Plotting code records
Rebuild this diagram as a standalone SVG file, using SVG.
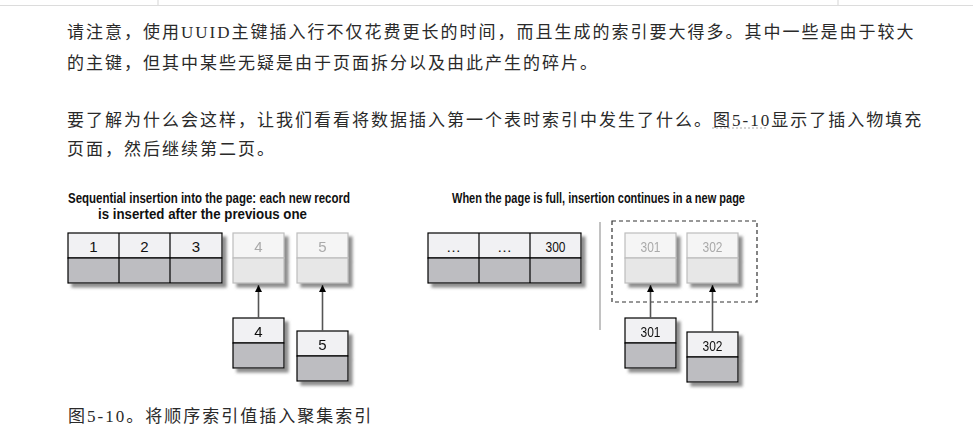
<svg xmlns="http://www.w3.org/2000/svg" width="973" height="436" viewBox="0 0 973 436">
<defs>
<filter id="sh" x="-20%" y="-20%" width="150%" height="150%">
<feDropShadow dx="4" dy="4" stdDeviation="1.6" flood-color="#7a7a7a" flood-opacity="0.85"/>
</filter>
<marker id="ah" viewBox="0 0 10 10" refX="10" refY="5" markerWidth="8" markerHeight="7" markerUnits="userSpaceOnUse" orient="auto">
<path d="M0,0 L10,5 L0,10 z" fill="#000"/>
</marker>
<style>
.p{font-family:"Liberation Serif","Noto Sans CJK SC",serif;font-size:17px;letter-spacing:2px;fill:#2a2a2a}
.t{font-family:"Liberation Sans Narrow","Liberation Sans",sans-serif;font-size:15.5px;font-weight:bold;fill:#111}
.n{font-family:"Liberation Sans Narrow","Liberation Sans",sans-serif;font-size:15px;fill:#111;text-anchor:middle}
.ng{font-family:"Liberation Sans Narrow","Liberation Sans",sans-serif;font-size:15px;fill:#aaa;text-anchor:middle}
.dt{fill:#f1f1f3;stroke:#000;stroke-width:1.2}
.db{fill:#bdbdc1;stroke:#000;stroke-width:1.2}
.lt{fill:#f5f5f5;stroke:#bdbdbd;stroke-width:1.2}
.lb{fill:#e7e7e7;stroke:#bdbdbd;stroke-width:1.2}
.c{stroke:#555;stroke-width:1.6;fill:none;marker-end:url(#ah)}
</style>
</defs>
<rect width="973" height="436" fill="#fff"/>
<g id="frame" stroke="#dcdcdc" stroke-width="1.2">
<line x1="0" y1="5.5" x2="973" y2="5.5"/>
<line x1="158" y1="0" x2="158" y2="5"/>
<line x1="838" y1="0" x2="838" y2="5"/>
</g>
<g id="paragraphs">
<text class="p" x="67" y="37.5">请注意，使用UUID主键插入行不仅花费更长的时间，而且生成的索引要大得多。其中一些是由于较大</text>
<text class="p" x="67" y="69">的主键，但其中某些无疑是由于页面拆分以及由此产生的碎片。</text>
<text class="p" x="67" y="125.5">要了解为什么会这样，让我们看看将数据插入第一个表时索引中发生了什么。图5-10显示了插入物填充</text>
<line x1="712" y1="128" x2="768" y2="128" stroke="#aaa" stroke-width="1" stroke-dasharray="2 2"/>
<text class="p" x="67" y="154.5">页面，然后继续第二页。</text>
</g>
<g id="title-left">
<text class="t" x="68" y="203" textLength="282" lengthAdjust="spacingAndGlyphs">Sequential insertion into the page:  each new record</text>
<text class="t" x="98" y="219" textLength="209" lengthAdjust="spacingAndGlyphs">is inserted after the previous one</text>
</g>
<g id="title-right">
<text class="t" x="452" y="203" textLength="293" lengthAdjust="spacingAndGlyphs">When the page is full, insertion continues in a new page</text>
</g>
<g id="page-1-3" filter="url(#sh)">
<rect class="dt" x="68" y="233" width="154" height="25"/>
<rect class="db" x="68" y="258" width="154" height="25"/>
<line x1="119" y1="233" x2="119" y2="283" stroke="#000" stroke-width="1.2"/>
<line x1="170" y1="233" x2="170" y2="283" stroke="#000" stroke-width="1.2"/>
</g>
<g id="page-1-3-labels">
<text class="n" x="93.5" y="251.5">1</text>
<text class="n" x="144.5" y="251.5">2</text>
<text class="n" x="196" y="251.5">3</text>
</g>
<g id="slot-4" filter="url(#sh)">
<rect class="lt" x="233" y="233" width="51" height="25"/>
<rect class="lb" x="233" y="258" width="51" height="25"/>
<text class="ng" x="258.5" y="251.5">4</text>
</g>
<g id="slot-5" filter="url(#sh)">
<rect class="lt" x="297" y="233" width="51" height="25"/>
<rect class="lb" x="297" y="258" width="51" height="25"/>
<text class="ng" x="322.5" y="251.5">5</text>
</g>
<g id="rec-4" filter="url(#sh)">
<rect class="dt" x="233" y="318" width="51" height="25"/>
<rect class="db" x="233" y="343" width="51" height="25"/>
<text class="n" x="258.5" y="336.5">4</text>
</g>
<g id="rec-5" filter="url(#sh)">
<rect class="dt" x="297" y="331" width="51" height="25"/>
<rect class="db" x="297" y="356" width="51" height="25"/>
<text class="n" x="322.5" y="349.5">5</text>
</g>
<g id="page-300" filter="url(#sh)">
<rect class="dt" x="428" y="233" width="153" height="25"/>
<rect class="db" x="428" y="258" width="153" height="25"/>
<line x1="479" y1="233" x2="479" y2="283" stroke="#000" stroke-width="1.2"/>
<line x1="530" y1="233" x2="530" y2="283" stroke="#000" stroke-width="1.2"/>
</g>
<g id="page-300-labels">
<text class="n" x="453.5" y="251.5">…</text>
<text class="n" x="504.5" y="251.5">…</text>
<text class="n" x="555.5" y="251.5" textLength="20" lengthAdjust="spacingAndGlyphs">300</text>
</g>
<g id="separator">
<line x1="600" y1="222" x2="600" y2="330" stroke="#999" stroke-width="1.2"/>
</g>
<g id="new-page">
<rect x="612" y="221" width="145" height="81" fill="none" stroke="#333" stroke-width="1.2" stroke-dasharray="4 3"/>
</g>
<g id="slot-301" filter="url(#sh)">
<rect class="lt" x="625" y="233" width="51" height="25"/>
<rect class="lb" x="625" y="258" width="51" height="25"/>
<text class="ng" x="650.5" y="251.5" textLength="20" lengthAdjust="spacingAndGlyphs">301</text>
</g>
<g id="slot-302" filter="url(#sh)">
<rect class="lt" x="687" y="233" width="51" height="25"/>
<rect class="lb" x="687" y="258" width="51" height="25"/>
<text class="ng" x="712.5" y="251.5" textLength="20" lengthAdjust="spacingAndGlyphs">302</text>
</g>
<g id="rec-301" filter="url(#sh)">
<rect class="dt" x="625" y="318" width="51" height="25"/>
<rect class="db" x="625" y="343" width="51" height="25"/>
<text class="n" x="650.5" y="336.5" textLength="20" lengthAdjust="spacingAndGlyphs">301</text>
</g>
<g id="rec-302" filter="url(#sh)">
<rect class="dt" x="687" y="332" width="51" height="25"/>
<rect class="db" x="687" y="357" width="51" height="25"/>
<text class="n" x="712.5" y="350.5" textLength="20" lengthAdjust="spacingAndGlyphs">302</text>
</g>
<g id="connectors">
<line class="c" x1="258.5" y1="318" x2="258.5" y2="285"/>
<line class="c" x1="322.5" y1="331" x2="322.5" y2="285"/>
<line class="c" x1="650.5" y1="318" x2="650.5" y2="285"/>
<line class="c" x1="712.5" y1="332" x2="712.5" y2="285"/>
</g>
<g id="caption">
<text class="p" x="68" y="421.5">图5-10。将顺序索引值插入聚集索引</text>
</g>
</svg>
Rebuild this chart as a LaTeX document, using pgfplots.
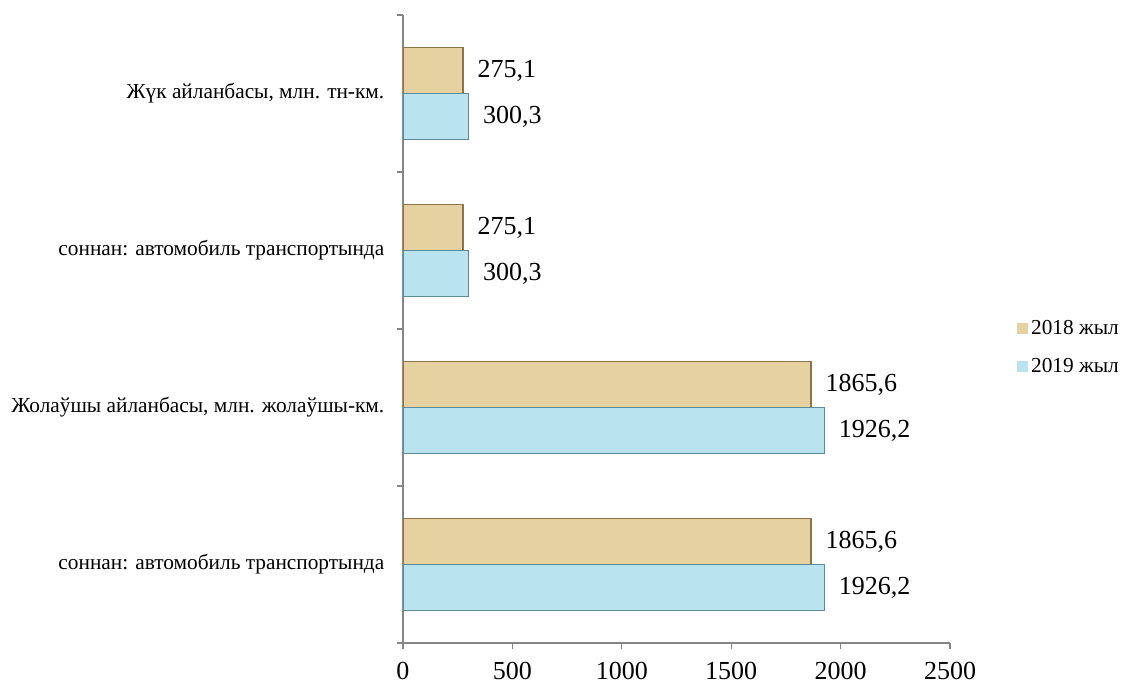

● **What to do**: Could you repeat all of the material exactly? Pictures should not be copied.

● **Expected answer**:
Rebuild this diagram as a standalone SVG file, using SVG.
<svg xmlns="http://www.w3.org/2000/svg" width="973" height="436" viewBox="0 0 973 436">
<defs>
<filter id="sh" x="-20%" y="-20%" width="150%" height="150%">
<feDropShadow dx="4" dy="4" stdDeviation="1.6" flood-color="#7a7a7a" flood-opacity="0.85"/>
</filter>
<marker id="ah" viewBox="0 0 10 10" refX="10" refY="5" markerWidth="8" markerHeight="7" markerUnits="userSpaceOnUse" orient="auto">
<path d="M0,0 L10,5 L0,10 z" fill="#000"/>
</marker>
<style>
.p{font-family:"Liberation Serif","Noto Sans CJK SC",serif;font-size:17px;letter-spacing:2px;fill:#2a2a2a}
.t{font-family:"Liberation Sans Narrow","Liberation Sans",sans-serif;font-size:15.5px;font-weight:bold;fill:#111}
.n{font-family:"Liberation Sans Narrow","Liberation Sans",sans-serif;font-size:15px;fill:#111;text-anchor:middle}
.ng{font-family:"Liberation Sans Narrow","Liberation Sans",sans-serif;font-size:15px;fill:#aaa;text-anchor:middle}
.dt{fill:#f1f1f3;stroke:#000;stroke-width:1.2}
.db{fill:#bdbdc1;stroke:#000;stroke-width:1.2}
.lt{fill:#f5f5f5;stroke:#bdbdbd;stroke-width:1.2}
.lb{fill:#e7e7e7;stroke:#bdbdbd;stroke-width:1.2}
.c{stroke:#555;stroke-width:1.6;fill:none;marker-end:url(#ah)}
</style>
</defs>
<rect width="973" height="436" fill="#fff"/>
<g id="frame" stroke="#dcdcdc" stroke-width="1.2">
<line x1="0" y1="5.5" x2="973" y2="5.5"/>
<line x1="158" y1="0" x2="158" y2="5"/>
<line x1="838" y1="0" x2="838" y2="5"/>
</g>
<g id="paragraphs">
<text class="p" x="67" y="37.5">请注意，使用UUID主键插入行不仅花费更长的时间，而且生成的索引要大得多。其中一些是由于较大</text>
<text class="p" x="67" y="69">的主键，但其中某些无疑是由于页面拆分以及由此产生的碎片。</text>
<text class="p" x="67" y="125.5">要了解为什么会这样，让我们看看将数据插入第一个表时索引中发生了什么。图5-10显示了插入物填充</text>
<line x1="712" y1="128" x2="768" y2="128" stroke="#aaa" stroke-width="1" stroke-dasharray="2 2"/>
<text class="p" x="67" y="154.5">页面，然后继续第二页。</text>
</g>
<g id="title-left">
<text class="t" x="68" y="203" textLength="282" lengthAdjust="spacingAndGlyphs">Sequential insertion into the page:  each new record</text>
<text class="t" x="98" y="219" textLength="209" lengthAdjust="spacingAndGlyphs">is inserted after the previous one</text>
</g>
<g id="title-right">
<text class="t" x="452" y="203" textLength="293" lengthAdjust="spacingAndGlyphs">When the page is full, insertion continues in a new page</text>
</g>
<g id="page-1-3" filter="url(#sh)">
<rect class="dt" x="68" y="233" width="154" height="25"/>
<rect class="db" x="68" y="258" width="154" height="25"/>
<line x1="119" y1="233" x2="119" y2="283" stroke="#000" stroke-width="1.2"/>
<line x1="170" y1="233" x2="170" y2="283" stroke="#000" stroke-width="1.2"/>
</g>
<g id="page-1-3-labels">
<text class="n" x="93.5" y="251.5">1</text>
<text class="n" x="144.5" y="251.5">2</text>
<text class="n" x="196" y="251.5">3</text>
</g>
<g id="slot-4" filter="url(#sh)">
<rect class="lt" x="233" y="233" width="51" height="25"/>
<rect class="lb" x="233" y="258" width="51" height="25"/>
<text class="ng" x="258.5" y="251.5">4</text>
</g>
<g id="slot-5" filter="url(#sh)">
<rect class="lt" x="297" y="233" width="51" height="25"/>
<rect class="lb" x="297" y="258" width="51" height="25"/>
<text class="ng" x="322.5" y="251.5">5</text>
</g>
<g id="rec-4" filter="url(#sh)">
<rect class="dt" x="233" y="318" width="51" height="25"/>
<rect class="db" x="233" y="343" width="51" height="25"/>
<text class="n" x="258.5" y="336.5">4</text>
</g>
<g id="rec-5" filter="url(#sh)">
<rect class="dt" x="297" y="331" width="51" height="25"/>
<rect class="db" x="297" y="356" width="51" height="25"/>
<text class="n" x="322.5" y="349.5">5</text>
</g>
<g id="page-300" filter="url(#sh)">
<rect class="dt" x="428" y="233" width="153" height="25"/>
<rect class="db" x="428" y="258" width="153" height="25"/>
<line x1="479" y1="233" x2="479" y2="283" stroke="#000" stroke-width="1.2"/>
<line x1="530" y1="233" x2="530" y2="283" stroke="#000" stroke-width="1.2"/>
</g>
<g id="page-300-labels">
<text class="n" x="453.5" y="251.5">…</text>
<text class="n" x="504.5" y="251.5">…</text>
<text class="n" x="555.5" y="251.5" textLength="20" lengthAdjust="spacingAndGlyphs">300</text>
</g>
<g id="separator">
<line x1="600" y1="222" x2="600" y2="330" stroke="#999" stroke-width="1.2"/>
</g>
<g id="new-page">
<rect x="612" y="221" width="145" height="81" fill="none" stroke="#333" stroke-width="1.2" stroke-dasharray="4 3"/>
</g>
<g id="slot-301" filter="url(#sh)">
<rect class="lt" x="625" y="233" width="51" height="25"/>
<rect class="lb" x="625" y="258" width="51" height="25"/>
<text class="ng" x="650.5" y="251.5" textLength="20" lengthAdjust="spacingAndGlyphs">301</text>
</g>
<g id="slot-302" filter="url(#sh)">
<rect class="lt" x="687" y="233" width="51" height="25"/>
<rect class="lb" x="687" y="258" width="51" height="25"/>
<text class="ng" x="712.5" y="251.5" textLength="20" lengthAdjust="spacingAndGlyphs">302</text>
</g>
<g id="rec-301" filter="url(#sh)">
<rect class="dt" x="625" y="318" width="51" height="25"/>
<rect class="db" x="625" y="343" width="51" height="25"/>
<text class="n" x="650.5" y="336.5" textLength="20" lengthAdjust="spacingAndGlyphs">301</text>
</g>
<g id="rec-302" filter="url(#sh)">
<rect class="dt" x="687" y="332" width="51" height="25"/>
<rect class="db" x="687" y="357" width="51" height="25"/>
<text class="n" x="712.5" y="350.5" textLength="20" lengthAdjust="spacingAndGlyphs">302</text>
</g>
<g id="connectors">
<line class="c" x1="258.5" y1="318" x2="258.5" y2="285"/>
<line class="c" x1="322.5" y1="331" x2="322.5" y2="285"/>
<line class="c" x1="650.5" y1="318" x2="650.5" y2="285"/>
<line class="c" x1="712.5" y1="332" x2="712.5" y2="285"/>
</g>
<g id="caption">
<text class="p" x="68" y="421.5">图5-10。将顺序索引值插入聚集索引</text>
</g>
</svg>
Rebuild this chart as a LaTeX document, using pgfplots.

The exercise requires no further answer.